▶ **Information provided**
________________________________________

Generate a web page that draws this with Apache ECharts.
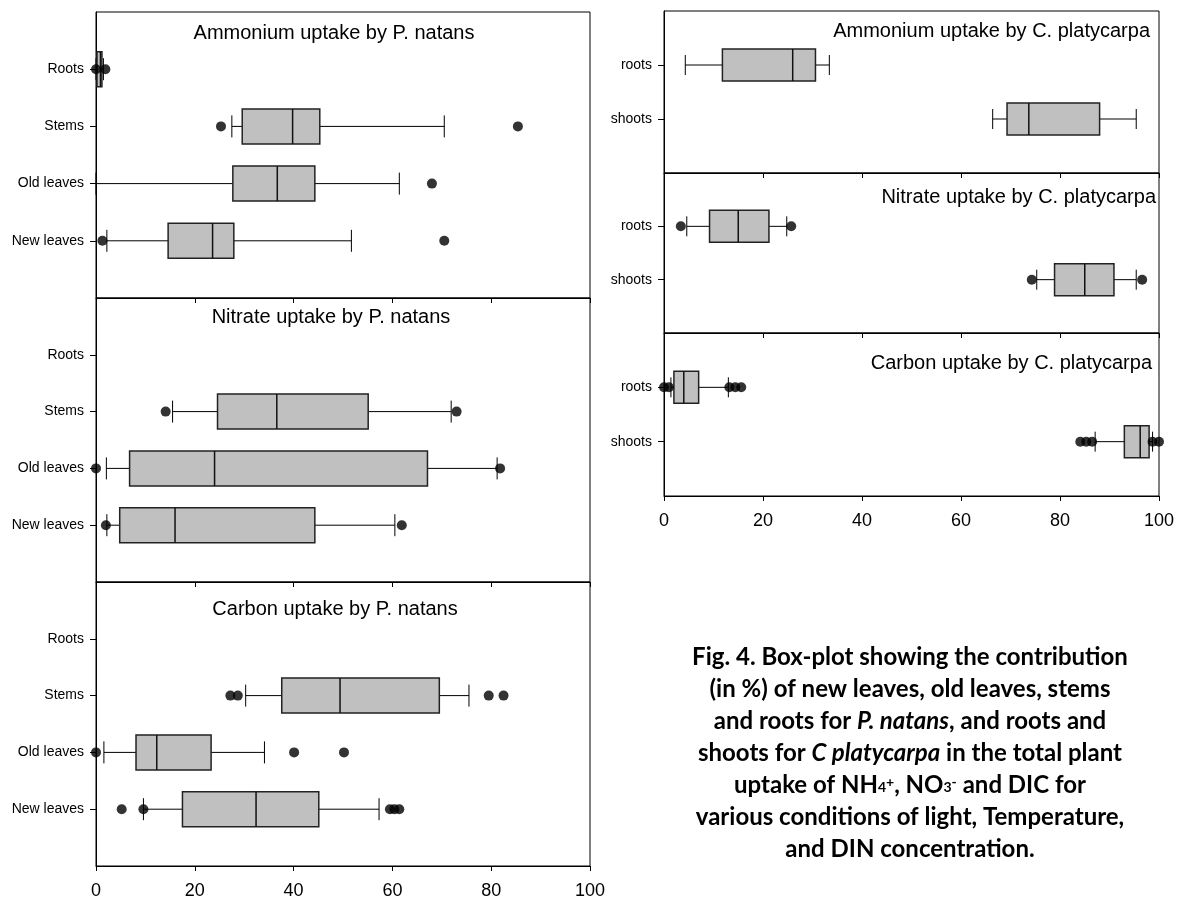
<!DOCTYPE html>
<html><head><meta charset="utf-8">
<script src="https://cdn.jsdelivr.net/npm/echarts@6/dist/echarts.min.js"></script>
<style>html,body{margin:0;padding:0;background:#fff}#c{width:1180px;height:901px}</style>
</head><body><div id="c"></div>
<script>
// ---------- DATA ----------
const pnCategories = ['Roots', 'Stems', 'Old leaves', 'New leaves'];
const cpCategories = ['roots', 'shoots'];
const xTickStep = 20;

// five-number rows: [lower whisker, Q1, median, Q3, upper whisker]; null = no box
const pnAmmoniumBox = [[0, 0.2, 0.9, 1.2, 1.5], [27.5, 29.6, 39.8, 45.3, 70.5], [0, 27.7, 36.7, 44.3, 61.4], [2.2, 14.6, 23.6, 27.9, 51.7]];
const pnAmmoniumOut = [[0, 1.9], [25.3, 85.4], [68.0], [1.3, 70.5]];
const pnNitrateBox = [null, [15.5, 24.6, 36.6, 55.1, 71.9], [2.1, 6.8, 24.0, 67.1, 81.2], [2.2, 4.8, 16.0, 44.3, 60.5]];
const pnNitrateOut = [[], [14.1, 73.0], [0, 81.8], [2.0, 61.9]];
const pnCarbonBox = [null, [30.3, 37.6, 49.4, 69.5, 75.5], [1.6, 8.1, 12.3, 23.3, 34.1], [9.6, 17.5, 32.4, 45.1, 57.3]];
const pnCarbonOut = [[], [27.2, 28.7, 79.5, 82.5], [0, 40.1, 50.2], [5.2, 9.6, 59.5, 60.4, 61.4]];
const cpAmmoniumBox = [[4.3, 11.8, 26.0, 30.6, 33.4], [66.4, 69.3, 73.7, 88.0, 95.4]];
const cpAmmoniumOut = [[], []];
const cpNitrateBox = [[4.6, 9.2, 15.0, 21.2, 24.8], [75.3, 78.9, 85.0, 90.9, 95.4]];
const cpNitrateOut = [[3.4, 25.7], [74.3, 96.6]];
const cpCarbonBox = [[1.4, 2.0, 4.0, 7.0, 13.0], [87.1, 93.0, 96.2, 98.0, 98.7]];
const cpCarbonOut = [[0, 1.0, 13.2, 14.4, 15.6], [84.1, 85.3, 86.5, 98.7, 100]];

const panelTitles = ['Ammonium uptake by P. natans', 'Nitrate uptake by P. natans', 'Carbon uptake by P. natans',
  'Ammonium uptake by C. platycarpa', 'Nitrate uptake by C. platycarpa', 'Carbon uptake by C. platycarpa'];

// ---------- LAYOUT ----------
const FONT = "'Liberation Sans', Arial, sans-serif";
const panels = [
  { box: pnAmmoniumBox, out: pnAmmoniumOut, cats: pnCategories, rect: { left: 96, top: 12, width: 494, height: 286 }, bottom: false, bh: 35, ch: 22, title: { x: 334, y: 33, align: 'center' } },
  { box: pnNitrateBox, out: pnNitrateOut, cats: pnCategories, rect: { left: 96, top: 298, width: 494, height: 284 }, bottom: false, bh: 35, ch: 22, title: { x: 331, y: 317, align: 'center' } },
  { box: pnCarbonBox, out: pnCarbonOut, cats: pnCategories, rect: { left: 96, top: 582, width: 494, height: 284 }, bottom: true, bh: 35, ch: 22, title: { x: 335, y: 609, align: 'center' } },
  { box: cpAmmoniumBox, out: cpAmmoniumOut, cats: cpCategories, rect: { left: 664, top: 11, width: 495, height: 162 }, bottom: false, bh: 32, ch: 20, title: { x: 1150, y: 31, align: 'right' } },
  { box: cpNitrateBox, out: cpNitrateOut, cats: cpCategories, rect: { left: 664, top: 173, width: 495, height: 160 }, bottom: false, bh: 32, ch: 20, title: { x: 1156, y: 197, align: 'right' } },
  { box: cpCarbonBox, out: cpCarbonOut, cats: cpCategories, rect: { left: 664, top: 333, width: 495, height: 163 }, bottom: true, bh: 32, ch: 20, title: { x: 1152, y: 363, align: 'right' } }
];

function boxRows(arr) {
  const r = [];
  arr.forEach((b, i) => { if (b) r.push([i + 1].concat(b)); });
  return r;
}
function outRows(arr) {
  const r = [];
  arr.forEach((vs, i) => vs.forEach(v => r.push([v, i + 1])));
  return r;
}
function makeRender(bh, ch) {
  return function (params, api) {
    const yi = api.value(0);
    const X = [1, 2, 3, 4, 5].map(k => api.coord([api.value(k), yi])[0]);
    const cy = api.coord([0, yi])[1];
    const thin = { stroke: '#000', lineWidth: 1 };
    return {
      type: 'group',
      children: [
        { type: 'line', shape: { x1: X[0], y1: cy, x2: X[1], y2: cy }, style: thin },
        { type: 'line', shape: { x1: X[3], y1: cy, x2: X[4], y2: cy }, style: thin },
        { type: 'line', shape: { x1: X[0], y1: cy - ch / 2, x2: X[0], y2: cy + ch / 2 }, style: thin },
        { type: 'line', shape: { x1: X[4], y1: cy - ch / 2, x2: X[4], y2: cy + ch / 2 }, style: thin },
        { type: 'rect', shape: { x: X[1], y: cy - bh / 2, width: X[3] - X[1], height: bh }, style: { fill: '#c0c0c0', stroke: '#222', lineWidth: 1.5 } },
        { type: 'line', shape: { x1: X[2], y1: cy - bh / 2, x2: X[2], y2: cy + bh / 2 }, style: { stroke: '#111', lineWidth: 1.5 } }
      ]
    };
  };
}

const grid = [], xAxis = [], yAxis = [], series = [], title = [];
panels.forEach((p, i) => {
  grid.push(Object.assign({ show: true, borderColor: '#000', borderWidth: 1, backgroundColor: 'transparent' }, p.rect));
  xAxis.push({
    gridIndex: i, type: 'value', min: 0, max: 100, interval: xTickStep,
    axisLine: { show: true, lineStyle: { color: '#000', width: 1 } },
    axisTick: { show: true, length: 5, lineStyle: { color: '#000' } },
    axisLabel: { show: p.bottom, fontSize: 18, color: '#000', fontFamily: FONT, margin: 16 },
    splitLine: { show: false }
  });
  const cats = [''].concat(p.cats, ['']);
  const n = cats.length;
  yAxis.push({
    gridIndex: i, type: 'category', data: cats, inverse: true, boundaryGap: false,
    axisLine: { show: true, lineStyle: { color: '#000', width: 1 } },
    axisTick: { show: true, length: 6, lineStyle: { color: '#000' }, interval: (idx) => idx > 0 && idx < n - 1 },
    axisLabel: { interval: 0, fontSize: 14, color: '#000', fontFamily: FONT, margin: 12 },
    splitLine: { show: false }
  });
  series.push({
    type: 'custom', xAxisIndex: i, yAxisIndex: i, coordinateSystem: 'cartesian2d',
    encode: { x: [1, 2, 3, 4, 5], y: 0 }, data: boxRows(p.box), renderItem: makeRender(p.bh, p.ch), z: 2, silent: true
  });
  series.push({
    type: 'scatter', xAxisIndex: i, yAxisIndex: i, data: outRows(p.out), symbol: 'circle', symbolSize: 10,
    itemStyle: { color: '#000' }, z: 3, silent: true
  });
  title.push({
    text: panelTitles[i], left: p.title.x, top: p.title.y, padding: 0,
    textAlign: p.title.align, textVerticalAlign: 'middle',
    textStyle: { fontFamily: FONT, fontSize: 20, fontWeight: 'normal', color: '#000' }
  });
});

const CAP = "Lato, 'Open Sans', sans-serif";
title.push({
  text: '{b|Fig. 4. Box-plot showing the contribution}\n' +
        '{b|(in %) of new leaves, old leaves, stems}\n' +
        '{b|and roots for }{i|P. natans}{b|, and roots and}\n' +
        '{b|shoots for }{i|C platycarpa}{b| in the total plant}\n' +
        '{b|uptake of NH}{sub|4}{sup|+}{b|, NO}{sub|3}{sup|-}{b| and DIC for}\n' +
        '{b|various conditions of light, Temperature,}\n' +
        '{b|and DIN concentration.}',
  left: 910, top: 641, padding: 0, textAlign: 'center', textVerticalAlign: 'top',
  textStyle: {
    rich: {
      b: { fontFamily: CAP, fontWeight: 'bold', fontSize: 24, lineHeight: 32, color: '#000' },
      i: { fontFamily: CAP, fontWeight: 'bold', fontStyle: 'italic', fontSize: 24, lineHeight: 32, color: '#000' },
      sub: { fontFamily: CAP, fontWeight: 'bold', fontSize: 14, lineHeight: 14, verticalAlign: 'bottom', padding: [0, 0, 7, 0], color: '#000' },
      sup: { fontFamily: CAP, fontWeight: 'bold', fontSize: 14, lineHeight: 14, verticalAlign: 'top', padding: [6, 0, 0, 0], color: '#000' }
    }
  }
});

const chart = echarts.init(document.getElementById('c'), null, { renderer: 'canvas' });
chart.setOption({ animation: false, backgroundColor: '#fff', title, grid, xAxis, yAxis, series });
</script>
</body></html>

________________________________________

▶ **Aim of the exercise**
Pictures excluded, repeat exactly the lines from the top of the material through the line with "const xTickStep = 20;", including both of those lines.

▶ **Result**
Generate a web page that draws this with Apache ECharts.
<!DOCTYPE html>
<html><head><meta charset="utf-8">
<script src="https://cdn.jsdelivr.net/npm/echarts@6/dist/echarts.min.js"></script>
<style>html,body{margin:0;padding:0;background:#fff}#c{width:1180px;height:901px}</style>
</head><body><div id="c"></div>
<script>
// ---------- DATA ----------
const pnCategories = ['Roots', 'Stems', 'Old leaves', 'New leaves'];
const cpCategories = ['roots', 'shoots'];
const xTickStep = 20;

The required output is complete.